Like all native New Yorkers who witnessed the East Coast dominance of Patrick Ewing, Anthony Mason and Co., the moment John Starks turned the corner and rose up for his iconic poster dunk on Horace Grant and His Airness, the image of the 6-3 guard’s crisp white jersey flying through the air was seared into the memory of an 11-year-old Ronnie Fieg.
Wearing his favorite player’s number during his days playing for the Mid Queens Fresh Meadows league, the Queens native grew up in the easternmost borough religiously watching every Knicks game with his father while the walls of his room lay rife with posters of Doc Rivers, Derek Harper, Hubert Davis and Greg Anthony, his “OG heroes.” Whether it was the ’94 Finals run or Larry Johnson’s legendary 4-point play against the Pacers with time expiring, “These moments were bigger than basketball to me,” Fieg says. “They defined my youth.”
As the founder and owner of the lifestyle brand Kith, Fieg and his ever-extensive collection of collaborative installments continues to be informed by the brands that formalized his adolescence—such as the company’s Coca-Cola branded apparel pieces and its redesigned BMW vehicles. But just one has been able to include both New York City and its hometown Knicks, making Fieg’s newest position as the organization’s Creative Director that much more sacred.

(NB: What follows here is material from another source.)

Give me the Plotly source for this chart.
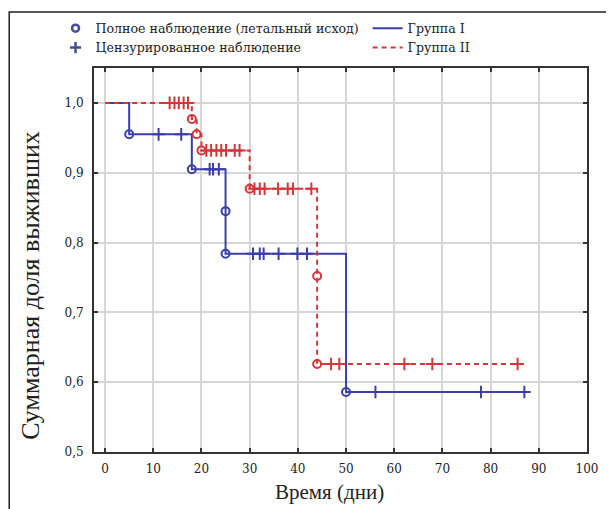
import plotly.graph_objects as go

# ---- data ----
# Group I (solid blue): Kaplan-Meier step curve
g1_time = [0, 5, 18, 25, 25, 50, 87]
g1_surv = [1.0, 0.955, 0.905, 0.845, 0.784, 0.586, 0.586]
g1_event_time = [5, 18, 25, 25, 50]
g1_event_surv = [0.955, 0.905, 0.845, 0.784, 0.586]
g1_cens_time = [11.1, 15.8, 21.7, 22.4, 23.6, 30.7, 32.1, 32.9, 36.0, 39.9, 41.9, 56.1, 78.0, 87.0]

# Group II (dashed red)
g2_time = [0, 18, 19, 20, 30, 44, 44, 86]
g2_surv = [1.0, 0.977, 0.955, 0.932, 0.877, 0.752, 0.626, 0.626]
g2_event_time = [18, 19, 20, 30, 44, 44]
g2_event_surv = [0.977, 0.955, 0.932, 0.877, 0.752, 0.626]
g2_cens_time = [13.4, 14.4, 15.3, 16.3, 17.2, 21.0, 22.0, 23.1, 24.1, 25.1, 26.9, 27.9,
                31.0, 32.1, 33.1, 35.9, 37.9, 39.0, 42.8, 46.9, 48.6, 62.1, 67.9, 85.6]

x_ticks = [0, 10, 20, 30, 40, 50, 60, 70, 80, 90, 100]
y_ticks = [0.5, 0.6, 0.7, 0.8, 0.9, 1.0]

legend_labels = ["Полное наблюдение (летальный исход)", "Цензурированное наблюдение",
                 "Группа I", "Группа II"]
x_title = "Время (дни)"
y_title = "Суммарная доля выживших"


def surv_at(times, survs, t):
    """survival value of a step curve at time t (right-continuous)."""
    s = survs[0]
    for ti, si in zip(times, survs):
        if ti <= t:
            s = si
    return s


g1_cens_surv = [surv_at(g1_time, g1_surv, t) for t in g1_cens_time]
g2_cens_surv = [surv_at(g2_time, g2_surv, t) for t in g2_cens_time]

BLUE = "#3b3fa8"
RED = "#d4363a"
SERIF = "Liberation Serif"
LEG_FONT = dict(family="DejaVu Serif", size=12.6, color="#222222")

fig = go.Figure()

# Group I
fig.add_trace(go.Scatter(x=g1_time, y=g1_surv, mode="lines", line=dict(color=BLUE, width=2, shape="hv"),
                         name=legend_labels[2], legend="legend2"))
fig.add_trace(go.Scatter(x=g1_cens_time, y=g1_cens_surv, mode="markers", showlegend=False,
                         marker=dict(symbol="cross-thin-open", size=9, color=BLUE, line=dict(width=2, color=BLUE))))
fig.add_trace(go.Scatter(x=g1_event_time, y=g1_event_surv, mode="markers", showlegend=False,
                         marker=dict(symbol="circle-open", size=8, color=BLUE, line=dict(width=2, color=BLUE))))

# Group II
fig.add_trace(go.Scatter(x=g2_time, y=g2_surv, mode="lines",
                         line=dict(color=RED, width=2, shape="hv", dash="5px,4px"),
                         name=legend_labels[3], legend="legend2"))
fig.add_trace(go.Scatter(x=g2_cens_time, y=g2_cens_surv, mode="markers", showlegend=False,
                         marker=dict(symbol="cross-thin-open", size=9, color=RED, line=dict(width=2, color=RED))))
fig.add_trace(go.Scatter(x=g2_event_time, y=g2_event_surv, mode="markers", showlegend=False,
                         marker=dict(symbol="circle-open", size=8, color=RED, line=dict(width=2, color=RED))))

# legend-only marker entries
fig.add_trace(go.Scatter(x=[None], y=[None], mode="markers", name=legend_labels[0], legend="legend",
                         marker=dict(symbol="circle-open", size=7, color="#4a4a9a", line=dict(width=2.5, color="#4a4a9a"))))
fig.add_trace(go.Scatter(x=[None], y=[None], mode="markers", name=legend_labels[1], legend="legend",
                         marker=dict(symbol="cross-thin-open", size=8, color="#4a4a9a", line=dict(width=2.5, color="#4a4a9a"))))

axis_common = dict(showline=True, linecolor="#333333", linewidth=2, mirror="ticks",
                   ticks="inside", ticklen=4, tickcolor="#333333", tickwidth=1.5,
                   showgrid=True, gridcolor="#d6d6d6", gridwidth=1.5, zeroline=False,
                   tickfont=dict(family="DejaVu Serif", size=12, color="#222222"))

fig.update_layout(
    width=614, height=509,
    margin=dict(l=86, r=35, t=60, b=65, autoexpand=False),
    paper_bgcolor="white", plot_bgcolor="white",
    separators=",.",
    xaxis=dict(range=[-2.3, 100], tickvals=x_ticks, ticklabelstandoff=5, **axis_common),
    yaxis=dict(range=[0.5, 1.05], tickvals=y_ticks, tickformat=".1f", ticklabelstandoff=6, **axis_common),
    legend=dict(x=-0.078, y=1.142, xanchor="left", yanchor="top", bgcolor="rgba(0,0,0,0)",
                font=LEG_FONT, tracegroupgap=0, itemsizing="trace"),
    legend2=dict(x=0.555, y=1.142, xanchor="left", yanchor="top", bgcolor="rgba(0,0,0,0)",
                 font=LEG_FONT, tracegroupgap=0),
    showlegend=True,
    annotations=[
        dict(text=x_title, x=0.478, y=-0.104, xref="paper", yref="paper", xanchor="center", yanchor="middle",
             showarrow=False, font=dict(family=SERIF, size=21, color="#222222")),
        dict(text=y_title, x=-0.128, y=0.435, xref="paper", yref="paper", xanchor="center", yanchor="middle",
             textangle=-90, showarrow=False, font=dict(family=SERIF, size=26, color="#222222")),
    ],
    shapes=[dict(type="rect", xref="paper", yref="paper", x0=-0.172, x1=1.5, y0=-0.5, y1=1.146,
                 line=dict(color="#222222", width=1.5), fillcolor="rgba(0,0,0,0)", layer="below")],
)

fig.write_html("out.html")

Yes, you read that right. The man who brought you the past two years of sleek City Edition uniforms while continuing to cohabitate with the biggest sports and fashion brands on the globe—The Swoosh, Versace, Bergdorf Goodman and Asics, just to name a few—is now leading the creative direction of the New York Knicks.
At age 7, Fieg’s father gifted him a Knicks t-shirt that he quickly became obsessed with. He recalled exactly how upset he was when his arms and torso grew out of its youth size. Still, he didn’t want to give it up. There was too much history, too much nostalgia stitched into its seams. “That’s the same feeling I want to give people today when I design Knicks product,” he says.
Fieg says the landmark opportunity came by way of his work on the team’s City Edition uniforms and subsequent Kith collections from the past two seasons. The brand’s special projects and marketing efforts in collaboration with the organization led to Fieg and the Knicks’ relationship growing to the point of this next step making sense for both parties.
“I think they saw the passion I have for the team, and they wanted to take what we were doing together to the next level,” Fieg says. “We shared long conversations about what the Knicks not only mean to the League, but to the world. Through these conversations, as well as the Kith partnership, they understood my vision and we began to shape this opportunity to do some very special things.”
In Fieg’s eyes, New York remains the most aspirational city on Earth, with both he and his brand’s roots tied to its nostalgic ’90s aesthetic. When asked about his favorite elements of the Knicks jersey during his childhood, he notes that the specific jersey—with its vibrant orange and blue accents and piping—didn’t change between 1983 and 1997, so that’s the one he goes back to as the OG.
During Fieg’s high school years, the team’s jersey—with a thick jet black stripe down the top and bottom—was worn from 1998 to 2012, so you can expect that period to heavily influence his coming work as well.
“Whatever you love during that era is what you’ll love for the rest of your life,” Fieg adds. “So many incredible memories were made with those jerseys that make their design coveted forever.”
The immediate work, however, doesn’t call for an immediate jersey overhaul or redesign of the hallowed MSG hardwood. Rather, he’s opting for building out the consistency of the way the general public views the Knicks’ brand. “It’s going to be my responsibility that they also love the brand the same way I do,” he says.
The franchise is equally excited to have Ronnie on board.
“When Ronnie created his first Knicks City Edition uniform during the 2020-21 season, the organization knew we had something special, and each year’s design has been more innovative than the last. We are honored to have him join the Knicks as Creative Director,” says David Hopkinson, President and Chief Operating Officer of MSG Sports. “Ronnie’s position will help provide a distinctive look and feel across marketing, content and merchandise initiatives. Given Ronnie’s life-long Knicks fandom, creative vision and New York City roots, we are extremely excited for our continued and expanded collaboration.”
The 2022 Kith for Knicks collection is “a combination of products that really speak to the best of what Kith has to offer as a brand,” Fieg says. “The first two collections were in collaboration with Nike, and that called for a more athletic approach. This time around I wanted to go super luxury with the product and feature the team in ways we’ve never seen before. Knits, Manteco Wool jackets, leather varsities, new sweatshirt bodies, etc.”
The collection includes a collared varsity jacket in royal blue and a beige leather version that Fieg describes as his “favorite piece yet.”
What can fans of both Kith and the Knicks look forward to?
“Expect there to be tender loving care applied,” Fieg says. “I’m a tough critic of my work, so New York and I have that in common. I hope I can make fans proud of what they speak on and wear to represent the team and brand.”